Information provided –
┄┄┄┄┄┄┄┄┄┄┄┄┄┄┄┄┄┄┄┄

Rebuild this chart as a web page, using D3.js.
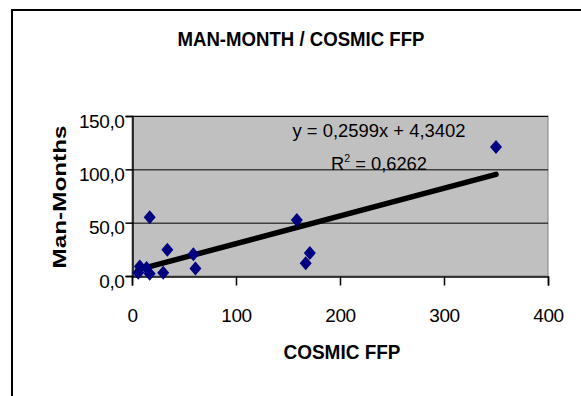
<!DOCTYPE html>
<html>
<head>
<meta charset="utf-8">
<script src="https://cdn.jsdelivr.net/npm/d3@7"></script>
<style>
  body { margin: 0; background: #fff; }
  text { font-family: "Liberation Sans", Arial, sans-serif; fill: #000; }
</style>
</head>
<body>
<script>
//chart data
var ffp = [350, 158.5, 17, 34, 59, 61, 171, 167, 30, 7.5, 14, 17, 6];
var manMonths = [121, 52.5, 55, 24.5, 20.5, 7, 21.5, 12, 3, 9, 7.5, 2, 3];
var xTicks = [0, 100, 200, 300, 400];
var yTicks = [0, 50, 100, 150];
var trend = { slope: 0.2599, intercept: 4.3402 }; //excel linear trendline
var eqLabel = "y = 0,2599x + 4,3402";
var r2Label = "0,6262";

var width = 581, height = 396;

var svg = d3.select("body").append("svg")
            .attr("width", width)
            .attr("height", height);

//outer chart frame (runs off the right and bottom edge)
svg.append("rect")
   .attr("x", 12).attr("y", 10)
   .attr("width", 620).attr("height", 420)
   .attr("fill", "#fff")
   .attr("stroke", "#000")
   .attr("stroke-width", 2);

//plot area
var plot = { left: 132, top: 116, right: 548, bottom: 276 };

var x = d3.scaleLinear().domain([0, 400]).range([plot.left, plot.right]);
var y = d3.scaleLinear().domain([0, 150]).range([plot.bottom, plot.top]);

svg.append("rect")
   .attr("x", plot.left).attr("y", plot.top)
   .attr("width", plot.right - plot.left)
   .attr("height", plot.bottom - plot.top)
   .attr("fill", "#c0c0c0")
   .attr("stroke", "#808080")
   .attr("stroke-width", 1);

//horizontal gridlines
svg.selectAll(".grid")
   .data(yTicks.filter(function(d) { return d > 0; }))
   .enter().append("line")
   .attr("class", "grid")
   .attr("x1", plot.left).attr("x2", plot.right)
   .attr("y1", function(d) { return y(d) + 0.5; })
   .attr("y2", function(d) { return y(d) + 0.5; })
   .attr("stroke", "#000")
   .attr("stroke-width", 1);

//axes
var fmt = function(d) { return d3.format(".1f")(d).replace(".", ","); };

var yAxis = svg.append("g")
   .attr("transform", "translate(" + (plot.left + 0.5) + ",0)")
   .call(d3.axisLeft(y).tickValues(yTicks).tickSize(7).tickPadding(1).tickFormat(fmt));

var xAxis = svg.append("g")
   .attr("transform", "translate(0," + (plot.bottom + 0.5) + ")")
   .call(d3.axisBottom(x).tickValues(xTicks).tickSize(9).tickFormat(d3.format("d")));

[xAxis, yAxis].forEach(function(a) {
  a.select(".domain").attr("stroke", "#000").attr("stroke-width", 1.5);
  a.selectAll(".tick line").attr("stroke", "#000").attr("stroke-width", 1.5);
  a.selectAll("text")
   .attr("font-family", "Liberation Sans, Arial, sans-serif")
   .attr("font-size", 19)
   .attr("letter-spacing", -0.4)
   .attr("fill", "#000");
});
yAxis.selectAll("text").attr("dy", 11);
xAxis.selectAll("text").attr("y", 45).attr("dy", 0);

//trendline across the data range
var xr = d3.extent(ffp);
svg.append("line")
   .attr("x1", x(xr[0])).attr("y1", y(trend.slope * xr[0] + trend.intercept))
   .attr("x2", x(xr[1])).attr("y2", y(trend.slope * xr[1] + trend.intercept))
   .attr("stroke", "#000")
   .attr("stroke-width", 5.5)
   .attr("stroke-linecap", "round");

//diamond markers
var pts = ffp.map(function(d, i) { return [d, manMonths[i]]; });
svg.selectAll(".pt")
   .data(pts)
   .enter().append("path")
   .attr("class", "pt")
   .attr("d", function(d) {
     var cx = x(d[0]), cy = y(d[1]);
     return "M" + cx + "," + (cy - 7) + "L" + (cx + 6) + "," + cy +
            "L" + cx + "," + (cy + 7) + "L" + (cx - 6) + "," + cy + "Z";
   })
   .attr("fill", "#000080");

//trendline labels
svg.append("text")
   .attr("x", 379).attr("y", 137)
   .attr("text-anchor", "middle")
   .attr("font-size", 19)
   .attr("textLength", 173).attr("lengthAdjust", "spacingAndGlyphs")
   .text(eqLabel);

var r2 = svg.append("text")
   .attr("x", 379).attr("y", 170)
   .attr("text-anchor", "middle")
   .attr("font-size", 19)
   .attr("textLength", 96).attr("lengthAdjust", "spacingAndGlyphs");
r2.append("tspan").text("R");
r2.append("tspan").attr("font-size", 11).attr("dy", -8).text("2");
r2.append("tspan").attr("dy", 8).text(" = " + r2Label);

//titles
svg.append("text")
   .attr("x", 301).attr("y", 46)
   .attr("text-anchor", "middle")
   .attr("font-size", 19.5).attr("font-weight", "bold")
   .attr("textLength", 247).attr("lengthAdjust", "spacingAndGlyphs")
   .text("MAN-MONTH / COSMIC FFP");

svg.append("text")
   .attr("x", 342).attr("y", 359)
   .attr("text-anchor", "middle")
   .attr("font-size", 20.5).attr("font-weight", "bold")
   .attr("textLength", 117).attr("lengthAdjust", "spacingAndGlyphs")
   .text("COSMIC FFP");

svg.append("text")
   .attr("transform", "translate(66,197) rotate(-90)")
   .attr("text-anchor", "middle")
   .attr("font-size", 18.5).attr("font-weight", "bold")
   .attr("textLength", 143).attr("lengthAdjust", "spacingAndGlyphs")
   .text("Man-Months");
</script>
</body>
</html>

┄┄┄┄┄┄┄┄┄┄┄┄┄┄┄┄┄┄┄┄

Your task is to repeat the material above exactly, without its pictures.

Task solution –
Rebuild this chart as a web page, using D3.js.
<!DOCTYPE html>
<html>
<head>
<meta charset="utf-8">
<script src="https://cdn.jsdelivr.net/npm/d3@7"></script>
<style>
  body { margin: 0; background: #fff; }
  text { font-family: "Liberation Sans", Arial, sans-serif; fill: #000; }
</style>
</head>
<body>
<script>
//chart data
var ffp = [350, 158.5, 17, 34, 59, 61, 171, 167, 30, 7.5, 14, 17, 6];
var manMonths = [121, 52.5, 55, 24.5, 20.5, 7, 21.5, 12, 3, 9, 7.5, 2, 3];
var xTicks = [0, 100, 200, 300, 400];
var yTicks = [0, 50, 100, 150];
var trend = { slope: 0.2599, intercept: 4.3402 }; //excel linear trendline
var eqLabel = "y = 0,2599x + 4,3402";
var r2Label = "0,6262";

var width = 581, height = 396;

var svg = d3.select("body").append("svg")
            .attr("width", width)
            .attr("height", height);

//outer chart frame (runs off the right and bottom edge)
svg.append("rect")
   .attr("x", 12).attr("y", 10)
   .attr("width", 620).attr("height", 420)
   .attr("fill", "#fff")
   .attr("stroke", "#000")
   .attr("stroke-width", 2);

//plot area
var plot = { left: 132, top: 116, right: 548, bottom: 276 };

var x = d3.scaleLinear().domain([0, 400]).range([plot.left, plot.right]);
var y = d3.scaleLinear().domain([0, 150]).range([plot.bottom, plot.top]);

svg.append("rect")
   .attr("x", plot.left).attr("y", plot.top)
   .attr("width", plot.right - plot.left)
   .attr("height", plot.bottom - plot.top)
   .attr("fill", "#c0c0c0")
   .attr("stroke", "#808080")
   .attr("stroke-width", 1);

//horizontal gridlines
svg.selectAll(".grid")
   .data(yTicks.filter(function(d) { return d > 0; }))
   .enter().append("line")
   .attr("class", "grid")
   .attr("x1", plot.left).attr("x2", plot.right)
   .attr("y1", function(d) { return y(d) + 0.5; })
   .attr("y2", function(d) { return y(d) + 0.5; })
   .attr("stroke", "#000")
   .attr("stroke-width", 1);

//axes
var fmt = function(d) { return d3.format(".1f")(d).replace(".", ","); };

var yAxis = svg.append("g")
   .attr("transform", "translate(" + (plot.left + 0.5) + ",0)")
   .call(d3.axisLeft(y).tickValues(yTicks).tickSize(7).tickPadding(1).tickFormat(fmt));

var xAxis = svg.append("g")
   .attr("transform", "translate(0," + (plot.bottom + 0.5) + ")")
   .call(d3.axisBottom(x).tickValues(xTicks).tickSize(9).tickFormat(d3.format("d")));

[xAxis, yAxis].forEach(function(a) {
  a.select(".domain").attr("stroke", "#000").attr("stroke-width", 1.5);
  a.selectAll(".tick line").attr("stroke", "#000").attr("stroke-width", 1.5);
  a.selectAll("text")
   .attr("font-family", "Liberation Sans, Arial, sans-serif")
   .attr("font-size", 19)
   .attr("letter-spacing", -0.4)
   .attr("fill", "#000");
});
yAxis.selectAll("text").attr("dy", 11);
xAxis.selectAll("text").attr("y", 45).attr("dy", 0);

//trendline across the data range
var xr = d3.extent(ffp);
svg.append("line")
   .attr("x1", x(xr[0])).attr("y1", y(trend.slope * xr[0] + trend.intercept))
   .attr("x2", x(xr[1])).attr("y2", y(trend.slope * xr[1] + trend.intercept))
   .attr("stroke", "#000")
   .attr("stroke-width", 5.5)
   .attr("stroke-linecap", "round");

//diamond markers
var pts = ffp.map(function(d, i) { return [d, manMonths[i]]; });
svg.selectAll(".pt")
   .data(pts)
   .enter().append("path")
   .attr("class", "pt")
   .attr("d", function(d) {
     var cx = x(d[0]), cy = y(d[1]);
     return "M" + cx + "," + (cy - 7) + "L" + (cx + 6) + "," + cy +
            "L" + cx + "," + (cy + 7) + "L" + (cx - 6) + "," + cy + "Z";
   })
   .attr("fill", "#000080");

//trendline labels
svg.append("text")
   .attr("x", 379).attr("y", 137)
   .attr("text-anchor", "middle")
   .attr("font-size", 19)
   .attr("textLength", 173).attr("lengthAdjust", "spacingAndGlyphs")
   .text(eqLabel);

var r2 = svg.append("text")
   .attr("x", 379).attr("y", 170)
   .attr("text-anchor", "middle")
   .attr("font-size", 19)
   .attr("textLength", 96).attr("lengthAdjust", "spacingAndGlyphs");
r2.append("tspan").text("R");
r2.append("tspan").attr("font-size", 11).attr("dy", -8).text("2");
r2.append("tspan").attr("dy", 8).text(" = " + r2Label);

//titles
svg.append("text")
   .attr("x", 301).attr("y", 46)
   .attr("text-anchor", "middle")
   .attr("font-size", 19.5).attr("font-weight", "bold")
   .attr("textLength", 247).attr("lengthAdjust", "spacingAndGlyphs")
   .text("MAN-MONTH / COSMIC FFP");

svg.append("text")
   .attr("x", 342).attr("y", 359)
   .attr("text-anchor", "middle")
   .attr("font-size", 20.5).attr("font-weight", "bold")
   .attr("textLength", 117).attr("lengthAdjust", "spacingAndGlyphs")
   .text("COSMIC FFP");

svg.append("text")
   .attr("transform", "translate(66,197) rotate(-90)")
   .attr("text-anchor", "middle")
   .attr("font-size", 18.5).attr("font-weight", "bold")
   .attr("textLength", 143).attr("lengthAdjust", "spacingAndGlyphs")
   .text("Man-Months");
</script>
</body>
</html>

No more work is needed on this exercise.